According to the 2014 Census, LA has the most diverse racial and ethnic composition in the country:

NON-Hispanic Whites………………………… 29%
Black or African American…………………… 10%
Asians……………………………………………. 11%
Hispanic or Latinos……………………………. 49%

LA is home to people from more than 140 countries speaking 224 different identified languages. Ethnic enclaves like Chinatown, Historic Filipinotown, Koreatown, Little Armenia, Little Ethiopia , Tehrangeles, Little Tokyo, and Thai Town provide examples of the polyglot character of Los Angeles.

The voting ballots, all Social Security forms, and all local and federal forms come in several foreign languages. Tolerance for ethnic diversity is a must in LA.

The median income for a household is $40,000.
The median household income of the wealthiest neighborhood is $210,000
The poorest is $15,000.
Home prices can top $100 million.
Median home is around $500,000.
A two bedroom apartment in a middle class neighborhood is around $2,500/month.

LA is fixated on Car & Motorcycle culture, since Angelinos spend so much time on the road, don’t walk anywhere, and valet parking is everywhere. At a Beverly Hills red light, the line of cars, Royce Rolls, Ferraris, Mercedes, Porch, Bentley, Bugatti,…… not uncommon to see!. The top three car museums in LA are Peterson’s, Nethercutt Collections (1930’s), and Natural History Museum of Los Angeles + all the private collectors. On a Sunday at the Rock Store or Neptune, you see every kind of motorcycle there is. On weekends car shows throughout the city.

People are perceived by the car they drive!

Tesla: Successful Professional
Range Rover: Beverly Hills House Wives
BMW is the choice Armenian car (Glendale)
Benz is the choice Persian car (Westwood)
Japanese and Korean cars are the choice for Asians (Downtown)
Audi: Millennial’s
22″ rims, and knockout sound systems for African Americans (Compton)
American Muscle Car for the Red Necks (San Fernando Valley)
The Latinos drive custom American cars (East LA)

A Listers ride Hollywood Limousine’s motor cars

Traffic remains the top concern for Southern California residents, topping personal safety, housing costs and retirement savings. Although its little comfort for those stuck behind the wheel, researchers have long said that heavier traffic is a sign of a healthier economy. The hour of the week with the worst congestion is 4 PM Friday. A Sig Alert is defined by California Highway Patrol (CHP) as “any unplanned event that causes the closing of one lane of traffic for 30 minutes or more. LA has the most expensive gas prices in America due to local car emission laws.

Word on the street:

“I JUST WORK HERE UNTIL I CATCH MY BIG BREAK!!!!!”

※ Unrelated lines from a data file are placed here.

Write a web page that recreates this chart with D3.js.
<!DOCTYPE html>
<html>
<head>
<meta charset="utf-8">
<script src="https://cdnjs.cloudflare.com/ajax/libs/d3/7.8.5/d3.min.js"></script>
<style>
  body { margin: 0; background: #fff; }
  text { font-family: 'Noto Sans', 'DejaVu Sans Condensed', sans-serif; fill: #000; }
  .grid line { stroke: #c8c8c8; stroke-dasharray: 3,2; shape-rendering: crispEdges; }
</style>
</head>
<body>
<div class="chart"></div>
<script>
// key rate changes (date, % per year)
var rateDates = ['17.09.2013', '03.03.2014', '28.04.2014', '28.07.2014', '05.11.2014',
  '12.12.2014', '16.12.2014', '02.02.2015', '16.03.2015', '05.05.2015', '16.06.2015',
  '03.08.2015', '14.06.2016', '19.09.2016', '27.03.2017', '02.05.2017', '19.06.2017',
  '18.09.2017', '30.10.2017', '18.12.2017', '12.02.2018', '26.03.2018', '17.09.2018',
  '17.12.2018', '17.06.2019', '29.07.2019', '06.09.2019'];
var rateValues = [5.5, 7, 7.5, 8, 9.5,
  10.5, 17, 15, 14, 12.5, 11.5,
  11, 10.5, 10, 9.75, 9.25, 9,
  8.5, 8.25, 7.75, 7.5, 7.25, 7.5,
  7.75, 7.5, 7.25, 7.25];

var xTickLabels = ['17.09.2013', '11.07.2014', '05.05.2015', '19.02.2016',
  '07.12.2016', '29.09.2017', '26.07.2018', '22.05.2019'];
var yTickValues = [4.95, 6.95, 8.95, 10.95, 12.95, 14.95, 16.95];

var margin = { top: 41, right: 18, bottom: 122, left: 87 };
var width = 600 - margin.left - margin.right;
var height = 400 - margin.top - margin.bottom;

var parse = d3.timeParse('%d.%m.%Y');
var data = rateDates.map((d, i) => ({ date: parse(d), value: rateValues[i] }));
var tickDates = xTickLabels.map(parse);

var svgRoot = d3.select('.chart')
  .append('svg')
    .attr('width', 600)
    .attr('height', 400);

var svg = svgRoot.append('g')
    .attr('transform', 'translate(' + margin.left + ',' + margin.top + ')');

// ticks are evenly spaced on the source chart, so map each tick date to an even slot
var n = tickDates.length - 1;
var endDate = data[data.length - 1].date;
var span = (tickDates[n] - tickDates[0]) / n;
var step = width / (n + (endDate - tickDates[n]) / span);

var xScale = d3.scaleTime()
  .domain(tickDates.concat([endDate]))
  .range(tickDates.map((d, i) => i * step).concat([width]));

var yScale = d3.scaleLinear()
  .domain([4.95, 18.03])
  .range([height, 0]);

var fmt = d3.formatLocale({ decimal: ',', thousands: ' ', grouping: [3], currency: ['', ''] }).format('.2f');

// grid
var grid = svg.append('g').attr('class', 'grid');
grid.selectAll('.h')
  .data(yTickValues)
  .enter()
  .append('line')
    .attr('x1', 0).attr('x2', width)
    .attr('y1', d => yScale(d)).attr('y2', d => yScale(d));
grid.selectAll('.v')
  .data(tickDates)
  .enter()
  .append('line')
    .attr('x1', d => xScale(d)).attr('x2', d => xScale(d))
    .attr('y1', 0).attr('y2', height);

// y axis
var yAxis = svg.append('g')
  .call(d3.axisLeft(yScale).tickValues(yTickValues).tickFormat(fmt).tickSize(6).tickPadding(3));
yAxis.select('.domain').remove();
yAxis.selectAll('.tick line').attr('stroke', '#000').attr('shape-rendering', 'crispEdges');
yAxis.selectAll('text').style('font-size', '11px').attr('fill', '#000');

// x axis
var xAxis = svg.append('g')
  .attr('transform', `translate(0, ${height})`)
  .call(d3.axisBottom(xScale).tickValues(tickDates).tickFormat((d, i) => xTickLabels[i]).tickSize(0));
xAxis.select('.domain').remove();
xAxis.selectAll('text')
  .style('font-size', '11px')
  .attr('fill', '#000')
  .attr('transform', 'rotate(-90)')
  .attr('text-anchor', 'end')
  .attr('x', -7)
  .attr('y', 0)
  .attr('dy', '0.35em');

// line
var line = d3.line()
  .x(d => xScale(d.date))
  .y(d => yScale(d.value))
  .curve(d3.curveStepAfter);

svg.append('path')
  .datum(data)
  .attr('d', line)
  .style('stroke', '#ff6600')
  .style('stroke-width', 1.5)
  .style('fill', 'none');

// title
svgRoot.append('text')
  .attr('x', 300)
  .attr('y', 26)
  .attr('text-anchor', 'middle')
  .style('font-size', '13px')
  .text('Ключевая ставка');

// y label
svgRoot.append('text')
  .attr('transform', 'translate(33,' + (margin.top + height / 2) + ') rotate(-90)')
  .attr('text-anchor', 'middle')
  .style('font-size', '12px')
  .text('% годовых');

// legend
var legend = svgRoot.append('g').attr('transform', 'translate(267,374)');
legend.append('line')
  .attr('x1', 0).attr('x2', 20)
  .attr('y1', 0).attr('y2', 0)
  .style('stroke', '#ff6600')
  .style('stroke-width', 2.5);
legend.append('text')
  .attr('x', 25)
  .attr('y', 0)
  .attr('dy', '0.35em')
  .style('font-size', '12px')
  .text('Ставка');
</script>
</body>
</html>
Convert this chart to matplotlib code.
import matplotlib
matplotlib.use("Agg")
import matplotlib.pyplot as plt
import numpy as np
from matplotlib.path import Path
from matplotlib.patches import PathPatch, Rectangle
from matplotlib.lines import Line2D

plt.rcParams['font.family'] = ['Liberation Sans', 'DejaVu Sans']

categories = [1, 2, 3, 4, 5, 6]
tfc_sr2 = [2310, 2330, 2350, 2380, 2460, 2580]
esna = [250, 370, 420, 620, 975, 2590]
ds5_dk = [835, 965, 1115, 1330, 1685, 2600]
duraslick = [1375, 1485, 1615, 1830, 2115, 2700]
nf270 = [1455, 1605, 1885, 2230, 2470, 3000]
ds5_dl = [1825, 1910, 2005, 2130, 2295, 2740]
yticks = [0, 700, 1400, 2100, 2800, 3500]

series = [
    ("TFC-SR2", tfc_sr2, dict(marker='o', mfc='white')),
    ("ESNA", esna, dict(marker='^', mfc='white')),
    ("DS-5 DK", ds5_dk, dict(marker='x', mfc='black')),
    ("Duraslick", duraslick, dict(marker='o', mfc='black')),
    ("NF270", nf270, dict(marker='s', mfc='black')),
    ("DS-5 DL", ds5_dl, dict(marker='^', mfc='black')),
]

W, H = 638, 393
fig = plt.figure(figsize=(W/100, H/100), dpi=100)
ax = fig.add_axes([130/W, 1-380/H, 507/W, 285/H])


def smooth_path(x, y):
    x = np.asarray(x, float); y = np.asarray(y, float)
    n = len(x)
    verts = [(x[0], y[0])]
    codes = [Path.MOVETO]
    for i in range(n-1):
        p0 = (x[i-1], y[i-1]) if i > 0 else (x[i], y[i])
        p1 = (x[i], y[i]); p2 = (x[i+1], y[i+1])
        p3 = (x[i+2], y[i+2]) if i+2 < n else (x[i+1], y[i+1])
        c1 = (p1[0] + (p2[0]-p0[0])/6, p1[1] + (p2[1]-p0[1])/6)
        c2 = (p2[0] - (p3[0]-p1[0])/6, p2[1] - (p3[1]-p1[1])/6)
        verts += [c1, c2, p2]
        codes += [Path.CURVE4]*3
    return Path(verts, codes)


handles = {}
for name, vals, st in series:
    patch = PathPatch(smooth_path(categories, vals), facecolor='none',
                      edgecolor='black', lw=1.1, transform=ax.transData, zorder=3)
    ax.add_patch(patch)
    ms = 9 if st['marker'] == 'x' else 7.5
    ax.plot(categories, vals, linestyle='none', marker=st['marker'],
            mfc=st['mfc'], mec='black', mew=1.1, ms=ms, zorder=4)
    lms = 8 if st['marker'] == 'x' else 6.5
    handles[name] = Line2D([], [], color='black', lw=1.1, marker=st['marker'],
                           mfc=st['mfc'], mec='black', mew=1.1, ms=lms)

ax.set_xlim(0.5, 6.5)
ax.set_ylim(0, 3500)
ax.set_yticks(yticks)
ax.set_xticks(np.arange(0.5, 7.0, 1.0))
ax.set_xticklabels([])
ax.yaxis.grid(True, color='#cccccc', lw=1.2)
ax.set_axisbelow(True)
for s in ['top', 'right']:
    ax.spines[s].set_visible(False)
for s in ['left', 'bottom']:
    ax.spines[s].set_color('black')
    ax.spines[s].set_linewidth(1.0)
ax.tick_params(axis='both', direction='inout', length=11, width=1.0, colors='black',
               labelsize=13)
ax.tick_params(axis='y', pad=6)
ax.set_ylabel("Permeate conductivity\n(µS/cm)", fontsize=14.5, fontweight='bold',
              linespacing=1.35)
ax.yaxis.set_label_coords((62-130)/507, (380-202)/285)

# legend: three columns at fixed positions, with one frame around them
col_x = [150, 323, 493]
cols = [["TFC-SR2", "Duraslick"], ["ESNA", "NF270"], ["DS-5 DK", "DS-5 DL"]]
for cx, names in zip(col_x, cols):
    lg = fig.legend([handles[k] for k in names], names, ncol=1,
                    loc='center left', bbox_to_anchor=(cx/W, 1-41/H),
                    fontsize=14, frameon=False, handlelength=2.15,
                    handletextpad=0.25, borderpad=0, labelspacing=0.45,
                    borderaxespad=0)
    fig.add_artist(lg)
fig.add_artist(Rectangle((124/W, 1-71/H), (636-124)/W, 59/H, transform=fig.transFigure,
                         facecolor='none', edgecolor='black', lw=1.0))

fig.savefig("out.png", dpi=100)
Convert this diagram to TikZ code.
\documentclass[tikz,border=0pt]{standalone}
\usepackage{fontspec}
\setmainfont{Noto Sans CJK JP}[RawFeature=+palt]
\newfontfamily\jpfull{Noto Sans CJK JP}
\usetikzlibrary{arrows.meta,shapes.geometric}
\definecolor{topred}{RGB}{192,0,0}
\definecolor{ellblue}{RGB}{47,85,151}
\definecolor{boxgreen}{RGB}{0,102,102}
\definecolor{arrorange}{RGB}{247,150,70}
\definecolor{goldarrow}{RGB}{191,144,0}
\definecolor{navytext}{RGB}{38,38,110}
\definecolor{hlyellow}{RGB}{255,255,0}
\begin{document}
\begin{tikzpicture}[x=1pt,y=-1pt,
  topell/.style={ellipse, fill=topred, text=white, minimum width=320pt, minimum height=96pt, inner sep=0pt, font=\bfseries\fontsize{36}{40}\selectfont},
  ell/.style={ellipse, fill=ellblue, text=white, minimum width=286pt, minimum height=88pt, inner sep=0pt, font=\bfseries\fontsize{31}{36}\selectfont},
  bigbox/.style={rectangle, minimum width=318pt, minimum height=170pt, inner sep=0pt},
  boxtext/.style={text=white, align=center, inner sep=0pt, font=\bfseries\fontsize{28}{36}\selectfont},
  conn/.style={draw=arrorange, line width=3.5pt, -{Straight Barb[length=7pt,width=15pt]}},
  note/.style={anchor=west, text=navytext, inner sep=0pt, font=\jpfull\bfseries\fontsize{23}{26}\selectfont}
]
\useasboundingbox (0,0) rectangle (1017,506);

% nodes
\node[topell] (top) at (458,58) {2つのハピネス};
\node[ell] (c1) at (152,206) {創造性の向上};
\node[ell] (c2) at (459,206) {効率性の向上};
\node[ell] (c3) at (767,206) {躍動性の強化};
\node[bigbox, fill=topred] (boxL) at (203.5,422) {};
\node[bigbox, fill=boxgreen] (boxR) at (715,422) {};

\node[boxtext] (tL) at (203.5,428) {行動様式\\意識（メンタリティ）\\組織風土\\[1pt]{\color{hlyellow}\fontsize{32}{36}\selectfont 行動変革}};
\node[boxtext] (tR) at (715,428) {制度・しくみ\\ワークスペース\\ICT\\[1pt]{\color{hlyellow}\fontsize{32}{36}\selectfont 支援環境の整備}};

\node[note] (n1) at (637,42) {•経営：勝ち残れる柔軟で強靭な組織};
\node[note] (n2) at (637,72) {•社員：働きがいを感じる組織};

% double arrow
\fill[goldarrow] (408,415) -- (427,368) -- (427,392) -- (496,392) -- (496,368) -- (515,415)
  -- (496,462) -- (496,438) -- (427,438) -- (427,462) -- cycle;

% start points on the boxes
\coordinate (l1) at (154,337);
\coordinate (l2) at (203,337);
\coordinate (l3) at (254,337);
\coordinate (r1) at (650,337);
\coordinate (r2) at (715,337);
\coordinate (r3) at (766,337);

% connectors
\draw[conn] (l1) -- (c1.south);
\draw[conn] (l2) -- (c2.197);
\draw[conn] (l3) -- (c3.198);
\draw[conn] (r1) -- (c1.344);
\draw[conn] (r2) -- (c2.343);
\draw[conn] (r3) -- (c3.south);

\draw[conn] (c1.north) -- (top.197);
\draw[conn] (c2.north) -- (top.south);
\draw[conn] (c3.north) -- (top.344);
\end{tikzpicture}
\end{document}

** To see interesting Angelenos, visit Venice Beach on a Sunday!
** You are never allowed to say anything to your neighbors, other than,
“How ya doing!”
** You’re expert in selecting avocados, dark green skin, soft to the touch
but not squishy.
** A true Angeleno wears pants in the winter, not shorts all year round.
** When you ask how far someplace is, expect the answer in minutes not
miles.
** When traffic light turns red, two cars should enter intersection for a left
turn, not three.
** Do not argue with any policeman. Your Driver License is worth your life,
cannot live in LA without one. A DUI (drunk driving) ticket is a felony.
** The high end grocery stores are Whole Foods, Bristol Farm, Gelsons.
Affordable grocery stores are the Latinos, Armenians, Arabs, Orientals.
in San Fernando Valley. Singles shop @ Trader Joe, and Smart & Final.
Everybody has a Costco card.
** If you spent enough time @ Marshall, TJ Maxx , and Ross, you’ll find
that designer outfit you could not afford on Rodeo, Robertson, or Sunset
Plaza.
** One in 7 parked cars have handicap placard.
** 11,000 miles of sidewalk, half in need of repairs (nobody walks in LA)!

Fast Food Nation
Fast Food Nation
From the deserts to the sea, Angelenos enjoy the best climate on earth, sunshine throughout the year, rich in plant and species, and lots of palm trees.